• **Aim of the task**:
Leave out the pictures, then output the lines of the records below from the first through the one containing "const avecPos = ['top', 'top', 'right']".

• **Dataset entries**:

------------------------

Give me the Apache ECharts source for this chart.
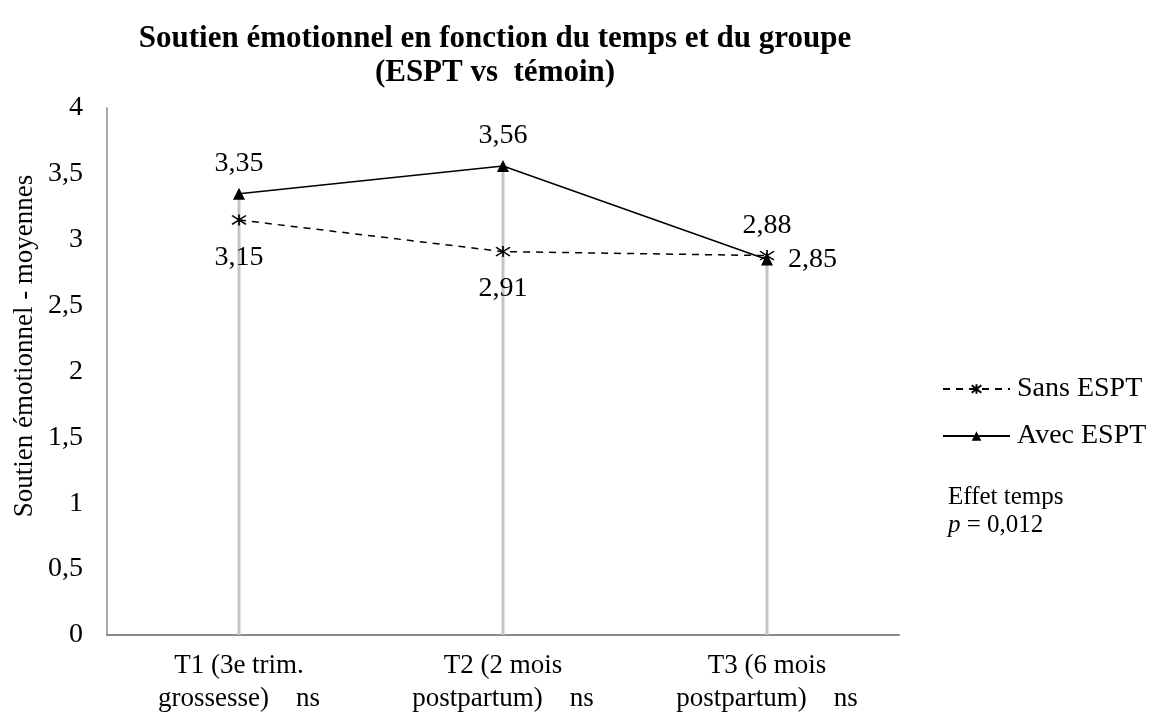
<!DOCTYPE html>
<html>
<head>
<meta charset="utf-8">
<script src="https://cdn.jsdelivr.net/npm/echarts@6/dist/echarts.min.js"></script>
<style>
    html, body { margin: 0; padding: 0; background: #fff; }
    #chart { width: 1159px; height: 722px; }
</style>
</head>
<body>
<div id="chart"></div>
<script>
    // données
    const categories = ['T1 (3e trim.\ngrossesse)    ns', 'T2 (2 mois\npostpartum)    ns', 'T3 (6 mois\npostpartum)    ns']
    const sansESPT = [3.15, 2.91, 2.88]
    const avecESPT = [3.35, 3.56, 2.85]
    const yTicks = [0, 0.5, 1, 1.5, 2, 2.5, 3, 3.5, 4]

    // position des étiquettes (style)
    const sansPos = ['bottom', 'bottom', 'top']
    const avecPos = ['top', 'top', 'right']

    const font = 'Liberation Serif'
    const fmt = v => String(v).replace('.', ',')

    // lignes verticales grises (du point le plus haut jusqu'à l'axe)
    const dropTop = categories.map((c, i) => Math.max(sansESPT[i], avecESPT[i]))

    const labelDist = { top: 10, bottom: 17, right: 15 }

    let myChart = echarts.init(document.getElementById('chart'))
    myChart.setOption({
        animation: false,
        textStyle: { fontFamily: font, color: '#000' },
        title: {
            text: 'Soutien émotionnel en fonction du temps et du groupe\n(ESPT vs  témoin)',
            left: 490,
            top: 17,
            textAlign: 'center',
            textStyle: { fontFamily: font, fontWeight: 'bold', fontSize: 31, lineHeight: 34, color: '#000' }
        },
        grid: { left: 107, right: 260, top: 108, bottom: 87 },
        legend: {
            orient: 'vertical',
            left: 937,
            top: 370,
            itemGap: 19,
            itemWidth: 67,
            itemHeight: 12,
            textStyle: { fontFamily: font, fontSize: 28, color: '#000', padding: [0, 0, 0, 2] },
            data: ['Sans ESPT', 'Avec ESPT']
        },
        graphic: [
            {
                // titre de l'axe vertical
                type: 'text',
                x: 25,
                y: 346,
                rotation: Math.PI / 2,
                style: {
                    text: 'Soutien émotionnel - moyennes',
                    fontFamily: font,
                    fontSize: 27,
                    fill: '#000',
                    align: 'center',
                    verticalAlign: 'middle'
                }
            },
            {
                type: 'text',
                left: 948,
                top: 483,
                style: {
                    text: 'Effet temps\n{i|p} = 0,012',
                    fontFamily: font,
                    fontSize: 25,
                    lineHeight: 28,
                    fill: '#000',
                    rich: { i: { fontFamily: font, fontStyle: 'italic', fontSize: 25 } }
                }
            }
        ],
        xAxis: {
            type: 'category',
            data: categories,
            boundaryGap: true,
            axisLine: { lineStyle: { color: '#8c8c8c', width: 2 } },
            axisTick: { show: true, length: 0 },
            axisLabel: { fontFamily: font, fontSize: 27, lineHeight: 33, color: '#000', margin: 14 }
        },
        yAxis: {
            type: 'value',
            min: 0,
            max: 4,
            interval: 0.5,
            axisLine: { show: true, lineStyle: { color: '#8c8c8c', width: 1.5 } },
            axisTick: { show: false },
            splitLine: { show: false },
            axisLabel: {
                fontFamily: font, fontSize: 28, color: '#000', margin: 24,
                formatter: v => yTicks.includes(v) ? fmt(v) : ''
            }
        },
        series: [
            {
                type: 'custom',
                silent: true,
                z: 1,
                data: dropTop.map((v, i) => [i, v]),
                renderItem: (params, api) => {
                    const top = api.coord([api.value(0), api.value(1)])
                    const bottom = api.coord([api.value(0), 0])
                    return {
                        type: 'line',
                        shape: { x1: top[0], y1: top[1], x2: bottom[0], y2: bottom[1] },
                        style: { stroke: '#c4c4c4', lineWidth: 3 }
                    }
                }
            },
            {
                name: 'Sans ESPT',
                type: 'line',
                z: 3,
                data: sansESPT.map((v, i) => ({
                    value: v,
                    label: { position: sansPos[i], distance: labelDist[sansPos[i]] }
                })),
                symbol: 'path://M0,-5L0,5M-7,-4L7,4M-7,4L7,-4',
                symbolSize: [14, 11],
                itemStyle: { color: '#000', borderColor: '#000', borderWidth: 1.5 },
                lineStyle: { color: '#000', width: 1.5, type: [7, 6] },
                label: {
                    show: true,
                    fontFamily: font,
                    fontSize: 28,
                    color: '#000',
                    formatter: p => fmt(p.value)
                }
            },
            {
                name: 'Avec ESPT',
                type: 'line',
                z: 4,
                data: avecESPT.map((v, i) => ({
                    value: v,
                    label: { position: avecPos[i], distance: labelDist[avecPos[i]] }
                })),
                symbol: 'triangle',
                symbolSize: [12, 12],
                itemStyle: { color: '#000' },
                lineStyle: { color: '#000', width: 1.5 },
                label: {
                    show: true,
                    fontFamily: font,
                    fontSize: 28,
                    color: '#000',
                    formatter: p => fmt(p.value)
                }
            }
        ]
    })
</script>
</body>
</html>
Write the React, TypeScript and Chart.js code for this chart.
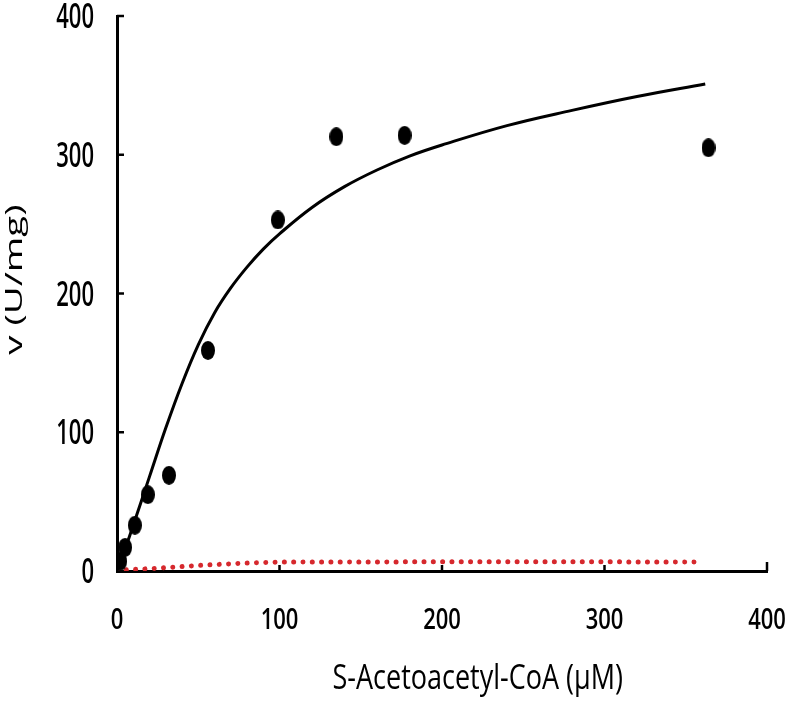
import React, { useEffect, useRef } from "react";
import { Chart, registerables } from "chart.js";

Chart.register(...registerables);

// Axis tick labels
const xTickValues = [0, 100, 200, 300, 400];
const yTickValues = [0, 100, 200, 300, 400];

// Measured data points: substrate (µM) vs rate (U/mg)
const pointX = [2, 5, 11, 19, 32, 56, 99, 135, 177, 364];
const pointY = [7, 17, 33, 55, 69, 159, 253, 313, 314, 305];

// Fitted curve (black)
const fitX = [0, 5, 10, 20, 30, 40, 50, 60, 70, 80, 90, 100, 120, 140, 160, 180, 200, 240, 280, 320, 362];
const fitY = [0, 16, 33, 68, 103, 135, 163, 186, 204, 219, 232, 243, 262, 277, 289, 299, 307, 321, 332, 342, 351];

// Control curve (red dotted)
const ctrlX = [0, 25, 50, 75, 100, 200, 300, 360];
const ctrlY = [0.5, 2, 4, 5.5, 6.5, 6.6, 6.6, 6.5];

const xTitle = "S-Acetoacetyl-CoA (\u00b5M)";
const yTitle = "v (U/mg)";

const FONT = "'Open Sans', 'Noto Sans', sans-serif";
const CAP = 0.714;

function makeEllipse(): HTMLCanvasElement {
  const c = document.createElement("canvas");
  c.width = 14;
  c.height = 19;
  const g = c.getContext("2d")!;
  g.fillStyle = "#000";
  g.beginPath();
  g.ellipse(7, 9.5, 7, 9.5, 0, 0, Math.PI * 2);
  g.fill();
  return c;
}

// draws text with its cap-height centred at y, stretched vertically by s
function stretchedText(ctx: CanvasRenderingContext2D, text: string, x: number, y: number, size: number, s: number, align: CanvasTextAlign, weight: number) {
  ctx.save();
  ctx.font = `${weight} ${size}px ${FONT}`;
  ctx.textAlign = align;
  ctx.textBaseline = "alphabetic";
  ctx.translate(x, y + (CAP * size * s) / 2);
  ctx.scale(1, s);
  ctx.fillText(text, 0, 0);
  ctx.restore();
}

const decorPlugin = {
  id: "decor",
  afterDraw(chart: any) {
    const { ctx, scales } = chart;
    const xs = scales.x;
    const ys = scales.y;
    const x0 = xs.getPixelForValue(0);
    const y0 = ys.getPixelForValue(0);
    ctx.save();
    ctx.strokeStyle = "#000";
    ctx.fillStyle = "#000";
    ctx.lineWidth = 2.5;
    // inner tick marks
    for (const v of xTickValues) {
      if (v === 0) continue;
      const px = xs.getPixelForValue(v);
      ctx.beginPath();
      ctx.moveTo(px, y0);
      ctx.lineTo(px, y0 - (v === 400 ? 9 : 6));
      ctx.stroke();
    }
    for (const v of yTickValues) {
      if (v === 0) continue;
      const py = ys.getPixelForValue(v);
      ctx.beginPath();
      ctx.moveTo(x0, py);
      ctx.lineTo(x0 + 7, py);
      ctx.stroke();
    }
    // tick labels
    for (const v of xTickValues) {
      stretchedText(ctx, String(v), xs.getPixelForValue(v), y0 + 47, 22, 1.35, "center", 600);
    }
    for (const v of yTickValues) {
      stretchedText(ctx, String(v), x0 - 23, ys.getPixelForValue(v), 22, 1.55, "right", 600);
    }
    // x title
    stretchedText(ctx, xTitle, xs.getPixelForValue(222), 677, 27, 1.28, "center", 500);
    // y title (rotated, stretched along its length)
    ctx.save();
    ctx.font = `500 24px ${FONT}`;
    ctx.textAlign = "center";
    ctx.textBaseline = "alphabetic";
    ctx.translate(22, ys.getPixelForValue(210));
    ctx.scale(1, 1.6);
    ctx.rotate(-Math.PI / 2);
    ctx.fillText(yTitle, 0, 0);
    ctx.restore();
    ctx.restore();
  },
};

export default function App() {
  const ref = useRef<HTMLCanvasElement | null>(null);
  useEffect(() => {
    const canvas = ref.current!;
    const dot = makeEllipse();
    const chart = new Chart(canvas, {
      type: "scatter",
      data: {
        datasets: [
          {
            label: "data",
            data: pointX.map((x, i) => ({ x, y: pointY[i] })),
            pointStyle: dot as any,
            pointRadius: 7,
            showLine: false,
            backgroundColor: "#000",
            borderColor: "#000",
            order: 0,
          },
          {
            label: "fit",
            data: fitX.map((x, i) => ({ x, y: fitY[i] })),
            showLine: true,
            pointRadius: 0,
            borderColor: "#000",
            borderWidth: 3,
            tension: 0.4,
            order: 1,
          },
          {
            label: "control",
            data: ctrlX.map((x, i) => ({ x, y: ctrlY[i] })),
            showLine: true,
            pointRadius: 0,
            borderColor: "#d6282d",
            borderWidth: 5,
            borderDash: [0.01, 9.3],
            borderCapStyle: "round",
            order: 2,
          },
        ],
      },
      options: {
        animation: false,
        responsive: false,
        layout: { padding: { top: 16, right: 20, left: 0, bottom: 0 } },
        plugins: { legend: { display: false }, tooltip: { enabled: false } },
        scales: {
          x: {
            type: "linear",
            min: 0,
            max: 400,
            afterFit: (s: any) => {
              s.height = 132;
            },
            afterBuildTicks: (s: any) => {
              s.ticks = xTickValues.map((v) => ({ value: v }));
            },
            grid: { display: false, drawTicks: false },
            border: { display: true, color: "#000", width: 3 },
            ticks: { display: false },
          },
          y: {
            type: "linear",
            min: 0,
            max: 400,
            afterFit: (s: any) => {
              s.width = 117;
            },
            afterBuildTicks: (s: any) => {
              s.ticks = yTickValues.map((v) => ({ value: v }));
            },
            grid: { display: false, drawTicks: false },
            border: { display: true, color: "#000", width: 3 },
            ticks: { display: false },
          },
        },
      },
      plugins: [decorPlugin],
    });
    return () => chart.destroy();
  }, []);
  return (
    <div style={{ position: "absolute", left: 0, top: 0, width: 787, height: 703, background: "#fff" }}>
      <canvas ref={ref} width={787} height={703} style={{ width: 787, height: 703, display: "block" }} />
    </div>
  );
}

------------------------

• **Problem solution**:
Give me the Apache ECharts source for this chart.
<!DOCTYPE html>
<html>
<head>
<meta charset="utf-8">
<script src="https://cdn.jsdelivr.net/npm/echarts@6/dist/echarts.min.js"></script>
<style>
    html, body { margin: 0; padding: 0; background: #fff; }
    #chart { width: 1159px; height: 722px; }
</style>
</head>
<body>
<div id="chart"></div>
<script>
    // données
    const categories = ['T1 (3e trim.\ngrossesse)    ns', 'T2 (2 mois\npostpartum)    ns', 'T3 (6 mois\npostpartum)    ns']
    const sansESPT = [3.15, 2.91, 2.88]
    const avecESPT = [3.35, 3.56, 2.85]
    const yTicks = [0, 0.5, 1, 1.5, 2, 2.5, 3, 3.5, 4]

    // position des étiquettes (style)
    const sansPos = ['bottom', 'bottom', 'top']
    const avecPos = ['top', 'top', 'right']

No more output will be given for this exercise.